Map drawn and designed by Penrose Nevins, Surveyor and Estate Agent. The note attached indicates that all the streets were sixty-six feet wide. Every allotment contained one acre with several exceptions.
Today the suburb Beaumaris is defined as the area of land bounded by Charman, Beach, and Weatherall roads, Keating Street and Surf Avenue. In 1853 Beaumaris Town was in part of what is known today as Mentone and Cheltenham. Josiah Morris Holloway bought Portion 51 from William Mitchell, the original crown grantee, and subdivided it for sale. He named the estate Beaumaris. It covered two hundred and thirty one acres bounded by Charman Road, Latrobe Street, Nepean Highway and Balcombe Road.
William Mitchell paid £473-11-0 for the land in 1852 and sold it to Holloway in August of the following year for £1386, more than doubling his investment in less than twelve months. Holloway then proceeded to recoup his investment with sub-division sales commencing in October of the year of his purchase. The sales continued into 1859, by which time Holloway had received £3426. This sum was not pure profit as Holloway had the original cost of the land and no doubt had legal, advertising and surveying expenses. Yet it was a handsome reward for his initiative and risk-taking. A few years later, in the 1890’s, many land speculators lost large sums of money rather than making large profits.
An advertisement in the Argus of September 3, 1853 described the "new township of Beaumaris, near Brighton," as being "…situated about three miles and a half beyond the Little Brighton Hotel, on that grand southern outlet, the great Western Port Road of the enormous width of three chains; to which road it has the magnificent frontage of three quarters mile. It also has the advantage of a mile and a half frontage of two other Government Roads, both of which lead to the sea beach.
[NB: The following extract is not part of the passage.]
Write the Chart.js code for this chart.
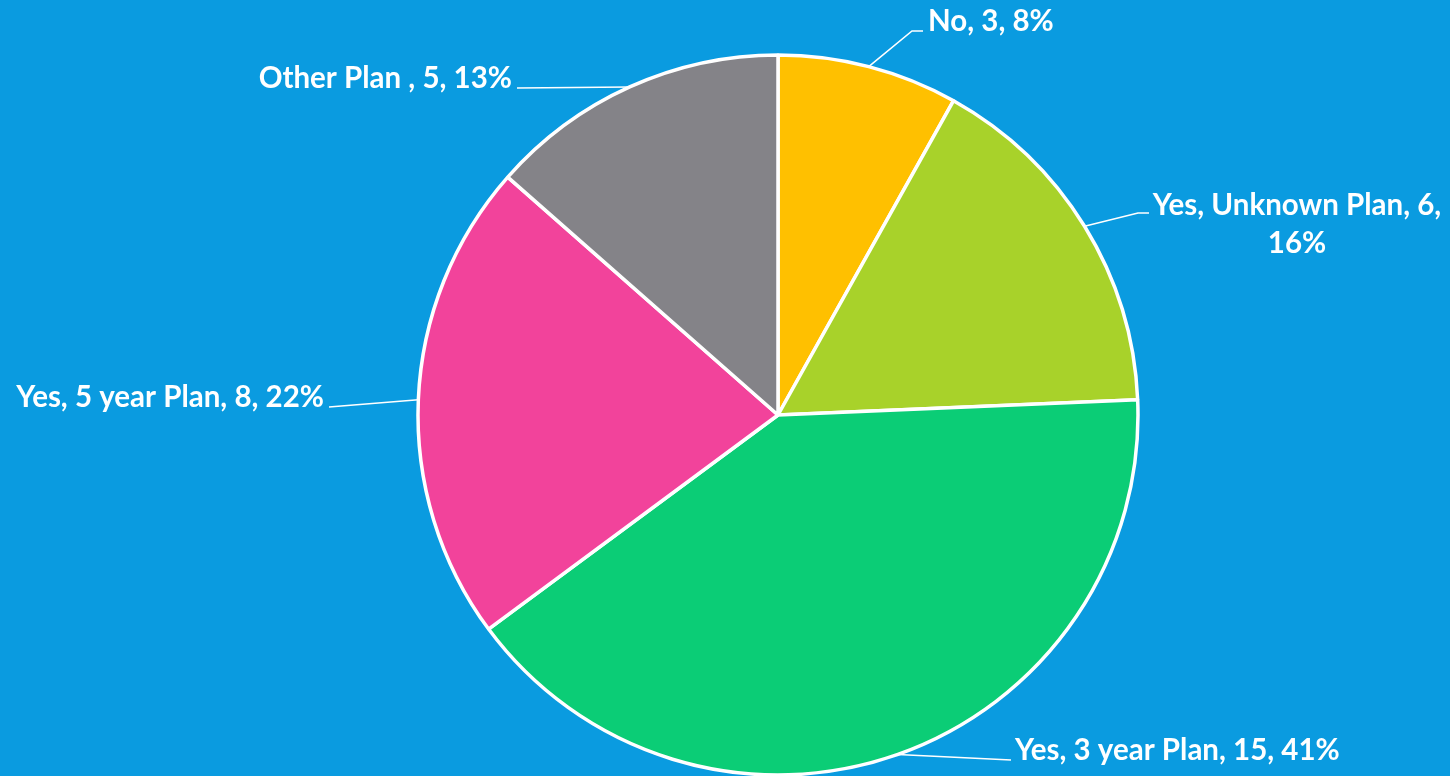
<!DOCTYPE html>
<html>
<head>
<meta charset="utf-8">
<script src="https://cdn.jsdelivr.net/npm/chart.js@4"></script>
<style>
  html, body { margin: 0; padding: 0; background: #0A9BE0; }
  #wrap { width: 1450px; height: 776px; position: relative; }
</style>
</head>
<body>
<div id="wrap"><canvas id="c" width="1450" height="776"></canvas></div>
<script>
const categories = ["No", "Yes, Unknown Plan", "Yes, 3 year Plan", "Yes, 5 year Plan", "Other Plan "];
const counts = [3, 6, 15, 8, 5];
const percentLabels = ["8%", "16%", "41%", "22%", "13%"];
const sliceColors = ["#FFC000", "#A8D22A", "#0BCD76", "#F2439B", "#848388"];

// label layout: text anchor, alignment, leader elbow points
const labelLayout = [
  { lines: null, x: 928, y: 21, align: "left", elbow: [[912, 31], [923, 31]] },
  { lines: "split", x: 1297, y: 205, align: "center", elbow: [[1138, 213], [1149, 213]] },
  { lines: null, x: 1015, y: 750, align: "left", elbow: [[1011, 760]] },
  { lines: null, x: 324, y: 397, align: "right", elbow: [[329, 407]] },
  { lines: null, x: 512, y: 78, align: "right", elbow: [[517, 88]] }
];

const labelPlugin = {
  id: "pieLabels",
  afterDatasetsDraw(chart) {
    const ctx = chart.ctx;
    const meta = chart.getDatasetMeta(0);
    ctx.save();
    ctx.fillStyle = "#FFFFFF";
    ctx.strokeStyle = "#FFFFFF";
    ctx.lineWidth = 1.6;
    ctx.font = "bold 29.5px Lato, 'Open Sans', sans-serif";
    ctx.textBaseline = "middle";
    meta.data.forEach((arc, i) => {
      const L = labelLayout[i];
      const mid = (arc.startAngle + arc.endAngle) / 2;
      const r = arc.outerRadius;
      const ex = arc.x + Math.cos(mid) * r;
      const ey = arc.y + Math.sin(mid) * r;
      ctx.beginPath();
      ctx.moveTo(ex, ey);
      L.elbow.forEach(p => ctx.lineTo(p[0], p[1]));
      ctx.stroke();
      ctx.textAlign = L.align;
      if (L.lines === "split") {
        ctx.fillText(categories[i] + ", " + counts[i] + ",", L.x, L.y);
        ctx.fillText(percentLabels[i], L.x, L.y + 38);
      } else {
        ctx.fillText(categories[i] + ", " + counts[i] + ", " + percentLabels[i], L.x, L.y);
      }
    });
    ctx.restore();
  }
};

new Chart(document.getElementById("c"), {
  type: "pie",
  data: {
    labels: categories,
    datasets: [{
      data: counts,
      backgroundColor: sliceColors,
      borderColor: "#FFFFFF",
      borderWidth: 3.5,
      radius: 360
    }]
  },
  options: {
    responsive: false,
    animation: false,
    layout: { padding: { left: 418, right: 312, top: 55, bottom: 1 } },
    plugins: { legend: { display: false }, tooltip: { enabled: false } }
  },
  plugins: [labelPlugin]
});
</script>
</body>
</html>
"It is well known that the land in this locality is rising rapidly in value; and the advertiser can without fear of contradiction assert that the section now offered for sale, is the only portion in the whole of the Parish of Moorabbin possessing the twofold advantage of being within half a mile of the sea, and possessing a frontage to the grand trunk road above referred to. ...
"The railway to Brighton will ere long be completed and it needs not the eye of the prophet to see that the line will be continued to that extensive agricultural district, Western Port Road. ... It can hardly be doubted that there will be a Railway Station in the immediate vicinity, as in no other part of the parish does the Great Western Port Road approach near to the sea. In fact so confident is the advertiser on this point, that it was originally intended that it should bear the name of Station Town. The name of Beaumaris being suggested by Penrose Nevins Esq., Surveyor, as being peculiarly applicable to the spot, on account of the enchanting position and its striking resemblance to that most delightful watering place. The property is accessible from the city by land or by water, a fact worthy of notice with the services of the railway and the proposed canal to the beach, in a very short time we may see a jetty erected opposite the township."
Of the 200 lots in the estate, sales ranged from £11 to an exceptional £76 paid by Grace Taylor for Allotment 19 fronting onto what is Nepean Highway today. A more common price was around £30 pounds. Thomas Bruton, father of William Bruton the local historian, paid fifty-two pounds and ten shillings for a block adjacent to that of Grace Taylor. Other purchasers included John Addicott, Samuel Judd, Frederick Meeres, Joseph Paul Augear, Louis Leplastrier and Edward Rusk.